The Helm Contracts also carry the most risk of any of the contracts you can pick up. They cause enemy ships to hunt you as you deliver, limit your ability to fast travel, and force you into sailing the seas. They’re also some of the most fun you’ll have, thanks to the large investment and refinement of the naval combat system.
Outside of Helm contracts, the rest of the sharable contracts are most par for the course. Fetch this thing, explore this area, find this person. With a story that is lacking, despite the obvious investment in both beautiful environments and interesting character designs, the contacts are what keep you moving forward in your journey. Complete them, and you earn silver, infamy, and resources.
While you can progress the main story together, the meat of the co-op experience is the contracts you pick up outside the main mission. This is due in large part to the fact that progress for quests is kept with the host player. This means that while you both may complete the mission, only the host can submit it.
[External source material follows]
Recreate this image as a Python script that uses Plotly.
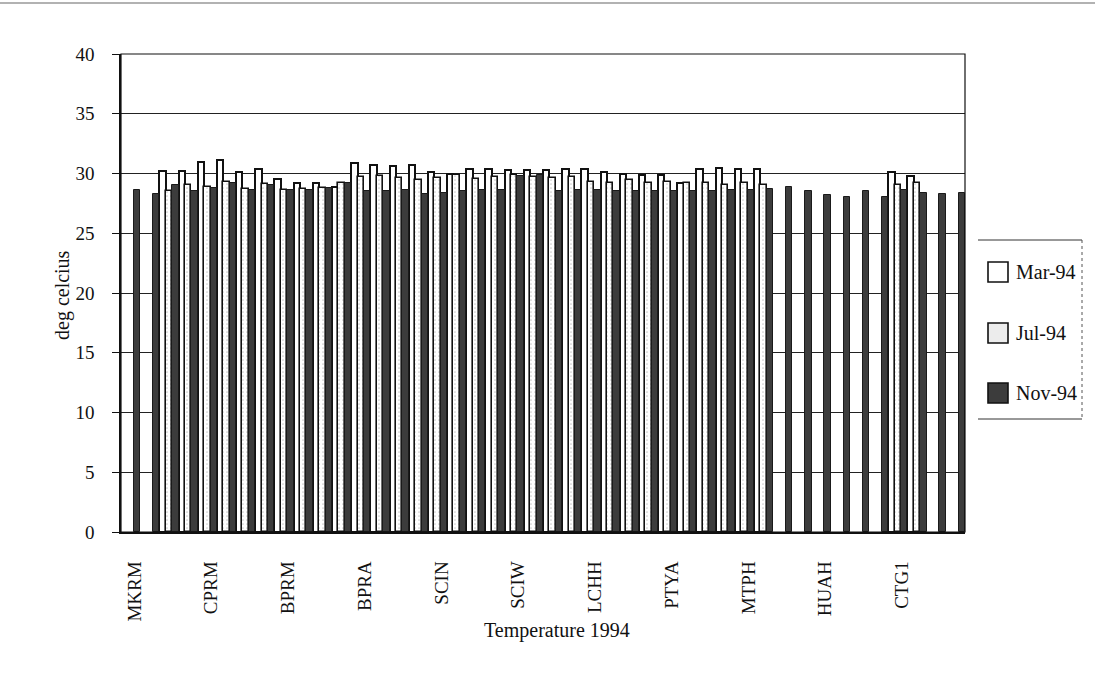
import plotly.graph_objects as go

# Monthly water temperature at each sampling site, 1994 (deg C)
site_index = list(range(44))
tick_sites = [0, 4, 8, 12, 16, 20, 24, 28, 32, 36, 40]
tick_labels = ["MKRM", "CPRM", "BPRM", "BPRA", "SCIN", "SCIW",
               "LCHH", "PTYA", "MTPH", "HUAH", "CTG1"]

mar_94 = [None, None, 30.2, 30.2, 31.0, 31.1, 30.1, 30.35, 29.5, 29.2,
          29.2, 28.9, 30.85, 30.7, 30.6, 30.7, 30.1, 30.0, 30.35, 30.35,
          30.3, 30.3, 30.3, 30.35, 30.35, 30.15, 30.0, 29.9, 29.9, 29.2,
          30.35, 30.5, 30.4, 30.35, None, None, None, None, None, None,
          30.1, 29.75, None, None]
jul_94 = [None, None, 28.5, 29.0, 28.9, 29.3, 28.7, 29.1, 28.6, 28.7,
          28.8, 29.2, 29.7, 29.8, 29.6, 29.45, 29.6, 29.9, 29.5, 29.7,
          29.9, 29.7, 29.6, 29.7, 29.3, 29.2, 29.45, 29.2, 29.3, 29.2,
          29.2, 29.0, 29.2, 29.0, None, None, None, None, None, None,
          29.0, 29.2, None, None]
nov_94 = [28.6, 28.3, 29.0, 28.5, 28.8, 29.2, 28.6, 29.0, 28.6, 28.6,
          28.8, 29.2, 28.5, 28.5, 28.6, 28.3, 28.4, 28.5, 28.6, 28.6,
          29.8, 29.9, 28.5, 28.6, 28.6, 28.5, 28.5, 28.5, 28.5, 28.5,
          28.5, 28.6, 28.6, 28.7, 28.9, 28.55, 28.2, 28.05, 28.5, 28.05,
          28.6, 28.35, 28.3, 28.4]

series_names = ["Mar-94", "Jul-94", "Nov-94"]

W, H = 1095, 684
L, R, T, B = 121, 965, 54, 532
FONT = "Liberation Serif, Times New Roman, serif"
NOV_FILL = "#3c3c3c"


def px(x):
    return (x - L) / (R - L)


def py(y):
    return (B - y) / (B - T)


fig = go.Figure()
fig.add_bar(x=site_index, y=mar_94, name=series_names[0],
            marker=dict(color="white", line=dict(color="#111", width=2)))
fig.add_bar(x=site_index, y=jul_94, name=series_names[1],
            marker=dict(color="white", line=dict(color="#111", width=1.6),
                        pattern=dict(shape=".", fgcolor="#999", bgcolor="white",
                                     size=4, solidity=0.15)))
fig.add_bar(x=site_index, y=nov_94, name=series_names[2],
            marker=dict(color=NOV_FILL, line=dict(color="#1a1a1a", width=1)))

shapes = [
    # plot frame
    dict(type="rect", xref="paper", yref="paper", x0=0, x1=1, y0=0, y1=1,
         line=dict(color="#111", width=1.2), layer="above"),
    # page rule along the top edge
    dict(type="line", xref="paper", yref="paper", x0=px(0), x1=px(W),
         y0=py(3), y1=py(3), line=dict(color="#666", width=1.2)),
    # legend frame
    dict(type="line", xref="paper", yref="paper", x0=px(978), x1=px(1082),
         y0=py(240), y1=py(240), line=dict(color="#333", width=1)),
    dict(type="line", xref="paper", yref="paper", x0=px(978), x1=px(1082),
         y0=py(419), y1=py(419), line=dict(color="#333", width=1)),
    dict(type="line", xref="paper", yref="paper", x0=px(1082), x1=px(1082),
         y0=py(240), y1=py(419), line=dict(color="#555", width=1, dash="dot")),
]

legend_fill = ["white", "#ececec", NOV_FILL]
legend_y = [272, 333, 393]
annotations = []
for name, fill, yc in zip(series_names, legend_fill, legend_y):
    shapes.append(dict(type="rect", xref="paper", yref="paper",
                       x0=px(988), x1=px(1008), y0=py(yc + 10), y1=py(yc - 10),
                       fillcolor=fill, line=dict(color="#111", width=1.6)))
    annotations.append(dict(text=name, xref="paper", yref="paper",
                            x=px(1014), y=py(yc), xanchor="left", yanchor="middle",
                            showarrow=False, font=dict(family=FONT, size=20, color="#111")))

annotations.append(dict(text="Temperature 1994", xref="paper", yref="paper",
                        x=px(557), y=py(630), xanchor="center", yanchor="middle",
                        showarrow=False, font=dict(family=FONT, size=20, color="#111")))
annotations.append(dict(text="deg celcius", xref="paper", yref="paper",
                        x=px(62), y=py(295), xanchor="center", yanchor="middle",
                        textangle=-90, showarrow=False,
                        font=dict(family=FONT, size=20, color="#111")))

fig.update_layout(
    width=W, height=H,
    margin=dict(l=L, r=W - R, t=T, b=H - B, pad=0),
    paper_bgcolor="white", plot_bgcolor="white",
    barmode="group", bargap=0.0, bargroupgap=0.0,
    showlegend=False,
    shapes=shapes, annotations=annotations,
    font=dict(family=FONT, color="#111"),
)
fig.update_xaxes(range=[-0.5, 43.5], tickmode="array", tickvals=tick_sites,
                 ticktext=tick_labels, tickangle=-90, ticks="",
                 ticklabelstandoff=20, ticklabelshift=4,
                 tickfont=dict(family=FONT, size=19, color="#111"),
                 showgrid=False, showline=True, linecolor="#111", linewidth=1.5,
                 zeroline=False)
fig.update_yaxes(range=[0, 40], dtick=5, ticks="outside", ticklen=7,
                 tickcolor="#111", ticklabelstandoff=14,
                 tickfont=dict(family=FONT, size=19, color="#111"),
                 showgrid=True, gridcolor="#222", gridwidth=1,
                 showline=True, linecolor="#111", linewidth=1.5, zeroline=False)

fig.write_html("out.html")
In the case of moments where you need to leave the game, like when the menu freezes, this means that you may lose your progress if you’re not the leader. Shareable quests are good, but how they’re implemented in Skull and Bones co-op needs to be refined. Most of the lost quests or the missing quests picked up by the party leader seem to happen in the East Indies section of the game. It could be a coincidence it happened in this zone and not in the Red Isle or Coast of Africa, but it’s where most of our progress issues happened. The good part at least, is that none of this plagues the main story quest.
It’s clear that there are certain elements of co-op play missing in Skull and Bones, particularly on land. That said, the substantial innovation of naval combat and dedication to bringing the seas to life provide a fun group experience. While you may not get the experience of hoisting the sails and working together to make a ship move as you do in Sea of Thieves, there is a different, equally satisfying look of conquering the Indian Ocean and battling as many ships as you can with someone else by your side.
Skull and Bones is available on PlayStation 5, Xbox Series X|S, and PC.